**Request**
Only the lines from the start of the data through the line containing "XAxis, YAxis, ReferenceArea" should be written out, exactly as they are, with both ends included and the pictures left out.

**Data excerpt**
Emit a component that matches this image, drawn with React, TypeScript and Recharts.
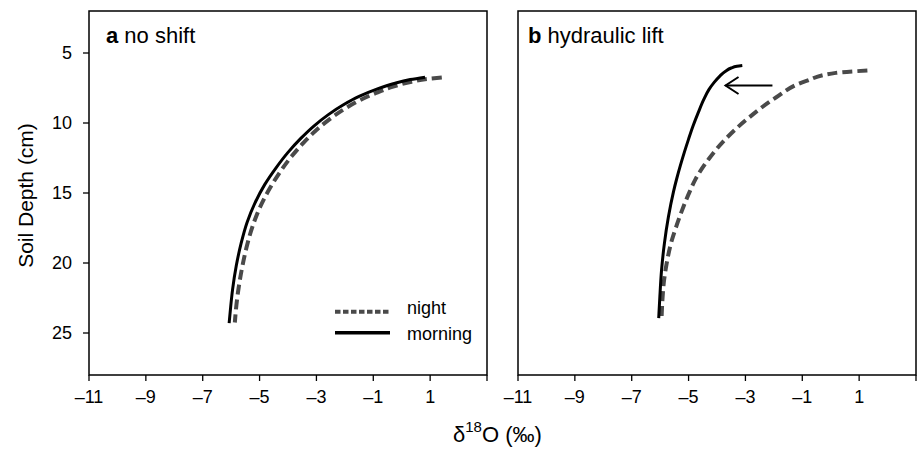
import React from 'react';
import { LineChart, Line, XAxis, YAxis, ReferenceArea } from 'recharts';

// δ18O (v) vs soil depth in cm (d) — panel a (no shift)
const morningA = [
  { v: 0.82, d: 6.73 }, { v: 0.3, d: 6.9 }, { v: -0.3, d: 7.2 }, { v: -0.9, d: 7.6 },
  { v: -1.5, d: 8.1 }, { v: -2.05, d: 8.7 }, { v: -2.58, d: 9.4 }, { v: -3.08, d: 10.2 },
  { v: -3.55, d: 11.1 }, { v: -4.0, d: 12.1 }, { v: -4.42, d: 13.2 }, { v: -4.82, d: 14.4 },
  { v: -5.16, d: 15.7 }, { v: -5.44, d: 17.1 }, { v: -5.65, d: 18.6 }, { v: -5.82, d: 20.2 },
  { v: -5.95, d: 21.9 }, { v: -6.02, d: 23.2 }, { v: -6.07, d: 24.29 },
];
const nightA = [
  { v: 1.41, d: 6.75 }, { v: 0.9, d: 6.85 }, { v: 0.35, d: 7.05 }, { v: -0.3, d: 7.4 },
  { v: -0.9, d: 7.85 }, { v: -1.5, d: 8.4 }, { v: -2.02, d: 9.0 }, { v: -2.52, d: 9.7 },
  { v: -3.0, d: 10.5 }, { v: -3.45, d: 11.4 }, { v: -3.88, d: 12.4 }, { v: -4.28, d: 13.5 },
  { v: -4.65, d: 14.7 }, { v: -4.98, d: 16.0 }, { v: -5.25, d: 17.4 }, { v: -5.46, d: 18.9 },
  { v: -5.63, d: 20.5 }, { v: -5.76, d: 22.1 }, { v: -5.83, d: 23.3 }, { v: -5.87, d: 24.25 },
];
// panel b (hydraulic lift)
const morningB = [
  { v: -3.11, d: 5.9 }, { v: -3.3, d: 5.95 }, { v: -3.5, d: 6.07 }, { v: -3.7, d: 6.3 },
  { v: -3.9, d: 6.65 }, { v: -4.1, d: 7.1 }, { v: -4.28, d: 7.6 }, { v: -4.46, d: 8.3 },
  { v: -4.66, d: 9.26 }, { v: -4.84, d: 10.2 }, { v: -5.0, d: 11.15 }, { v: -5.15, d: 12.1 },
  { v: -5.29, d: 13.05 }, { v: -5.42, d: 14.0 }, { v: -5.53, d: 14.9 }, { v: -5.71, d: 16.72 },
  { v: -5.85, d: 18.6 }, { v: -5.95, d: 20.5 }, { v: -6.01, d: 22.4 }, { v: -6.05, d: 23.94 },
];
const nightB = [
  { v: 1.29, d: 6.25 }, { v: 0.18, d: 6.42 }, { v: -0.88, d: 7.01 }, { v: -1.94, d: 8.2 },
  { v: -2.88, d: 9.62 }, { v: -3.7, d: 11.15 }, { v: -4.29, d: 12.57 }, { v: -4.75, d: 13.99 },
  { v: -4.96, d: 14.9 }, { v: -5.23, d: 16.24 }, { v: -5.44, d: 17.43 }, { v: -5.62, d: 18.6 },
  { v: -5.77, d: 20.03 }, { v: -5.86, d: 21.2 }, { v: -5.92, d: 22.63 }, { v: -5.95, d: 23.94 },
];
const arrowB = [{ v: -2.05, d: 7.32 }, { v: -3.7, d: 7.32 }];

const xTicks = [-11, -9, -7, -5, -3, -1, 1, 3];
const yTicks = [5, 10, 15, 20, 25];
const xDomain = [-11, 3];
const yDomain = [2, 28];

const FONT = '"Liberation Sans", Arial, Helvetica, sans-serif';
const NIGHT = '#4a4a4a';

const fmtX = (v: number) => (v === 3 ? '' : v < 0 ? '\u2013' + Math.abs(v) : String(v));

const ArrowHead = (props: any) => {
  const { cx, cy, index } = props;
  if (index !== 1 || cx == null) return <g key={'ah' + index} />;
  return (
    <path
      key={'ah' + index}
      d={`M${cx + 13} ${cy - 8.5} L${cx} ${cy} L${cx + 13} ${cy + 8.5}`}
      fill="none"
      stroke="#000"
      strokeWidth={2}
    />
  );
};

function Panel({ night, morning, showYLabels, arrow, width, yAxisWidth, marginLeft, marginRight }: any) {
  return (
    <LineChart
      width={width}
      height={449}
      margin={{ top: 11, right: marginRight, bottom: 0, left: marginLeft }}
    >
      <XAxis
        type="number"
        dataKey="v"
        domain={xDomain}
        ticks={xTicks}
        allowDataOverflow
        tickFormatter={fmtX}
        axisLine={false}
        tickLine={{ stroke: '#000', strokeWidth: 1.3 }}
        tickSize={6}
        tickMargin={9}
        height={74}
        tick={{ fill: '#000', fontSize: 18, fontFamily: FONT }}
        interval={0}
      />
      <YAxis
        type="number"
        dataKey="d"
        domain={yDomain}
        ticks={yTicks}
        reversed
        allowDataOverflow
        width={yAxisWidth}
        axisLine={false}
        tickLine={{ stroke: '#000', strokeWidth: 1.3 }}
        tickSize={6}
        tickMargin={11}
        tick={showYLabels ? { fill: '#000', fontSize: 18, fontFamily: FONT } : false}
        interval={0}
      />
      <ReferenceArea
        x1={-11}
        x2={3}
        y1={2}
        y2={28}
        fill="none"
        fillOpacity={0}
        stroke="#000"
        strokeWidth={1.5}
        ifOverflow="visible"
      />
      <Line
        data={night}
        dataKey="d"
        type="monotoneY"
        stroke={NIGHT}
        strokeWidth={4}
        strokeDasharray="10 5"
        dot={false}
        activeDot={false}
        isAnimationActive={false}
      />
      <Line
        data={morning}
        dataKey="d"
        type="monotoneY"
        stroke="#000"
        strokeWidth={3}
        dot={false}
        activeDot={false}
        isAnimationActive={false}
      />
      {arrow && (
        <Line
          data={arrow}
          dataKey="d"
          type="linear"
          stroke="#000"
          strokeWidth={2}
          dot={ArrowHead}
          activeDot={false}
          isAnimationActive={false}
        />
      )}
    </LineChart>
  );
}

export default function App() {
  return (
    <div
      style={{
        position: 'absolute',
        left: 0,
        top: 0,
        width: 917,
        height: 449,
        background: '#fff',
        fontFamily: FONT,
        overflow: 'hidden',
      }}
    >
      <div style={{ position: 'absolute', left: 0, top: 0 }}>
        <Panel
          night={nightA}
          morning={morningA}
          showYLabels
          width={500}
          yAxisWidth={60}
          marginLeft={29}
          marginRight={13}
        />
      </div>
      <div style={{ position: 'absolute', left: 458, top: 0 }}>
        <Panel
          night={nightB}
          morning={morningB}
          arrow={arrowB}
          showYLabels={false}
          width={459}
          yAxisWidth={60}
          marginLeft={0}
          marginRight={1}
        />
      </div>
      <svg
        width={917}
        height={449}
        style={{ position: 'absolute', left: 0, top: 0, pointerEvents: 'none' }}
        fontFamily={FONT}
      >
        <text x={106} y={43} fontSize={22} fill="#000">
          <tspan fontWeight="bold">a</tspan> no shift
        </text>
        <text x={528} y={43} fontSize={22} fill="#000">
          <tspan fontWeight="bold">b</tspan> hydraulic lift
        </text>
        <text transform="translate(33,195.5) rotate(-90)" textAnchor="middle" fontSize={21} fill="#000">
          Soil Depth (cm)
        </text>
        <text x={453} y={442} fontSize={22} fill="#000">
          δ<tspan fontSize={15} dy={-10}>18</tspan>
          <tspan dy={10}>O (‰)</tspan>
        </text>
        <line x1={335} x2={390} y1={311.7} y2={311.7} stroke={NIGHT} strokeWidth={4} strokeDasharray="5.5 2.5" />
        <line x1={335} x2={390} y1={332.7} y2={332.7} stroke="#000" strokeWidth={3.5} />
        <text x={407} y={313.5} fontSize={18} fill="#000">night</text>
        <text x={407} y={340} fontSize={18} fill="#000">morning</text>
      </svg>
    </div>
  );
}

**The response**
Emit a component that matches this image, drawn with React, TypeScript and Recharts.
import React from 'react';
import { LineChart, Line, XAxis, YAxis, ReferenceArea } from 'recharts';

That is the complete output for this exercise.